Le révélateur de la crise présidentielle en Turquie

Publié le par Veritas

7429824-p.jpgLa crise qui se déroule actuellement en Turquie entre laïques et islamistes a le mérite de souligner l'impasse diplomatique dans laquelle se sont enfermés les vingt-sept membres de l'Union européenne. Face aux rumeurs d'un coup d'état de l'armée turque, le commissaire européen à l'élargissement a en effet déclaré que le "respect de la démocratie était la condition essentielle de la candidature turque à l'UE." Mais la démocratie dont parle Olli Rehn n'est-elle pas une dangereuse chimère pour la Turquie ?
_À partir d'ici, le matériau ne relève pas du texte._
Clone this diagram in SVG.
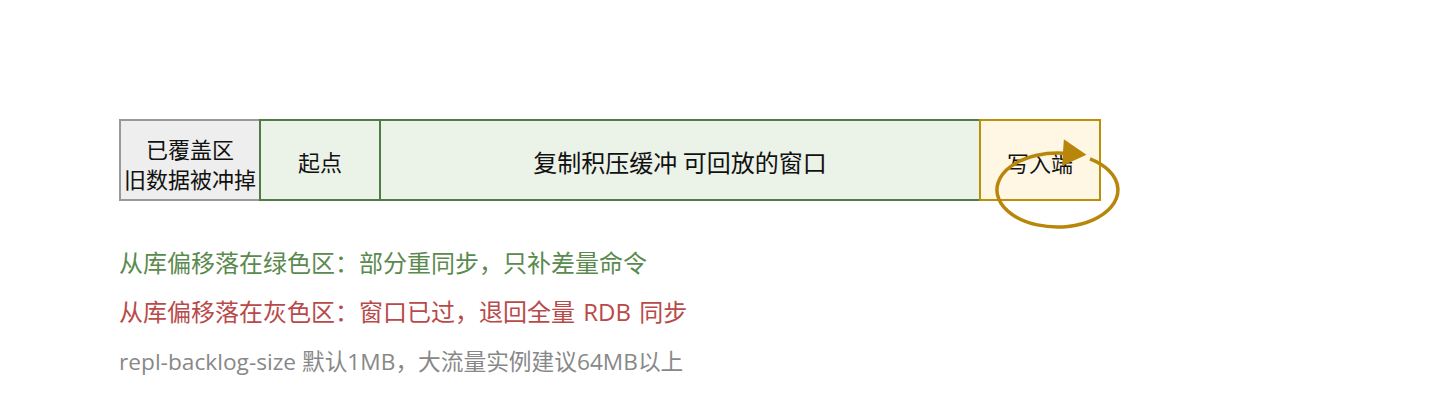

Pour comprendre la situation actuelle, il convient déjà de rompre avec le politiquement correct. Depuis l'arrivée au pouvoir à Ankara du parti de l'AKP, issu de la mouvance islamiste, les médias occidentaux n'ont eu de cesse de nous présenter les dirigeants de ce parti comme des "islamistes modérés". Sans se rendre compte de l'énormité de cette formule. Car par définition, un islamiste désigne un musulman extrêmiste. La traduction exacte pour "islamiste modéré" est donc "musulman extrêmiste modéré" !!! A force de vouloir se complaire dans le politiquement correct on tombe dans l'absurde et on se condamne à ne pas comprendre le présent.
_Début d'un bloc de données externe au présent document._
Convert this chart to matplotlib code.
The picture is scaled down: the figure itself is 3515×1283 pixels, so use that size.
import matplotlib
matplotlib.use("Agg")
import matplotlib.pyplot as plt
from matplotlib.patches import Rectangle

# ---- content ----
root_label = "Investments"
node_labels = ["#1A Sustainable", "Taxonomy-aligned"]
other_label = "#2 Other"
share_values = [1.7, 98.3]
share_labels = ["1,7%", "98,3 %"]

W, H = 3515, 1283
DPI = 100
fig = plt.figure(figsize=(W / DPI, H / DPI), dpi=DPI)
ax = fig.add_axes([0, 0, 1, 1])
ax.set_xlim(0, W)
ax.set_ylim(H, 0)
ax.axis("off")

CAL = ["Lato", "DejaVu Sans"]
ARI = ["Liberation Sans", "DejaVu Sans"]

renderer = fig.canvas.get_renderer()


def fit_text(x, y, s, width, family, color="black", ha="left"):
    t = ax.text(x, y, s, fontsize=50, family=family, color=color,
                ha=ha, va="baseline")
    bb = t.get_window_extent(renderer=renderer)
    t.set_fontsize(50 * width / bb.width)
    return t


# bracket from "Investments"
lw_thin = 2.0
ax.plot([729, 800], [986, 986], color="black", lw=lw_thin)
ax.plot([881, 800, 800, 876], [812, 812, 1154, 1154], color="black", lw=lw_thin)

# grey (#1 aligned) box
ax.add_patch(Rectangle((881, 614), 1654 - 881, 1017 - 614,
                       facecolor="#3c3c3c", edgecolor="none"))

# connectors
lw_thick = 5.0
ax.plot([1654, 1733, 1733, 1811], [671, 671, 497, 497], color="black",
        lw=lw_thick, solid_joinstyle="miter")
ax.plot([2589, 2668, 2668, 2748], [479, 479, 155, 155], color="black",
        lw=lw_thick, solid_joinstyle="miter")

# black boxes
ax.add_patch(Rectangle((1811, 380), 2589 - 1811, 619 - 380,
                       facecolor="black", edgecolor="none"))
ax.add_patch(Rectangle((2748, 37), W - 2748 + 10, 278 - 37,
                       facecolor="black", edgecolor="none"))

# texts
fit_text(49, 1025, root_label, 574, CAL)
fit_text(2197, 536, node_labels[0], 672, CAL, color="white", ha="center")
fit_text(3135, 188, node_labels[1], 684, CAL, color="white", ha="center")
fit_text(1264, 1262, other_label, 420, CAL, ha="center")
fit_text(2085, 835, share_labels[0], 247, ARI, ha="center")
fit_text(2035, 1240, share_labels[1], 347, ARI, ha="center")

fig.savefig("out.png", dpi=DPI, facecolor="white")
Cette manipulation sémantique cache en effet l'essentiel : les islamistes au pouvoir n'ont jamais renié leur idéologie. Ils l'ont simplement adapté aux circonstances. Car dans la Turquie laïque l'armée continue de tirer les ficelles du pouvoir. Elle est la gardienne du temple républicain. L'ultime rempart du modèle voulu par le fondateur de la Turquie moderne, Mustafa Kemal Atatürk. Dans ces conditions les islamistes au pouvoir ne peuvent que composer. Il leur est très difficile, voir impossible, d'imposer la réislamisation en profondeur de la société turque qu'ils appellent de leurs voeux. Le débat sur le foulard symbolise parfaitement le dilemme permanent des islamistes : imposer leur programme au risque de voir l'armée mettre fin à leur exercice du pouvoir ou gagner du temps en espérant une modification de l'équilibre des forces.

Pour les islamistes cet espoir a pris la forme de l'Union européenne. Que cela soit le Premier ministre turque, Recep Tayyip Erdogan, ou son ministre des affaires étrangères, Abdullah Gül, nul n'est plus européiste dans la classe politique turque que les élites islamistes. Pour la simple et bonne raison que la Turquie ne pourra intégrer l'Union européenne qu'à la condition que l'armée turque rentre dans ses casernes et ne joue plus aucun rôle politique à l'image des démocraties européennes. Les conditions d'adhésions feront que l'épée de Damoclès au-dessus des islamistes ne sera plus de mise. C'est paradoxal mais la Turquie laïque a toute les chances de disparaître le jour même ou la Turquie sera acceptée au sein du club européen. Ce qui explique pourquoi l'Europe fut huée dimanche par les manifestants défendant le régime laïque de la Turquie.

Quel que soit le vainqueur de ce bras de fer anatolien, l'Europe se trouve face à un dilemme :

- soit le coup d'état militaire, que celui-ci prenne la forme d'une intervention directe ou indirecte (annulation du scrutin par la cour constitutionnelle sur pression de l'armée) met fin aux ambitions présidentielles du candidat de l'AKP et il deviendra impossible pour Bruxelles de justifier l'intégration à l'Union d'un pays dans lequel les militaires maintiennent une emprise totale sur l'appareil politique et judiciaire.

- soit les islamistes parviennent à imposer leur candidat à la présidence du pays, grâce en partie aux pressions des Européens, et après avoir remporté les législatives anticipées qui découleront de cette crise et le risque est grand de voir une Turquie réislamisée en profondeur adhérer à l'Union européenne. 

Pour rappel, c'est la même Union européenne, sous l'impulsion de Jacques Chirac, qui avait mis l'Autriche en l'an 2000 (alors membre de l'UE) en quarantaine après l'accession au pouvoir du parti d'extrême-droite de Jorg Haider. Il serait difficilement compréhensible que cette même Union permette l'adhésion d'un pays dont l'idéologie du parti au pouvoir ne respecte ni les droits des minorités religieuses, ni les droits des femmes. Monsieur Olli Rehn ferait bien de se souvenir que le respect de la démocratie n'est pas une garantie absolu. Après tout Adolf Hitler est bien arrivé au pouvoir par les urnes.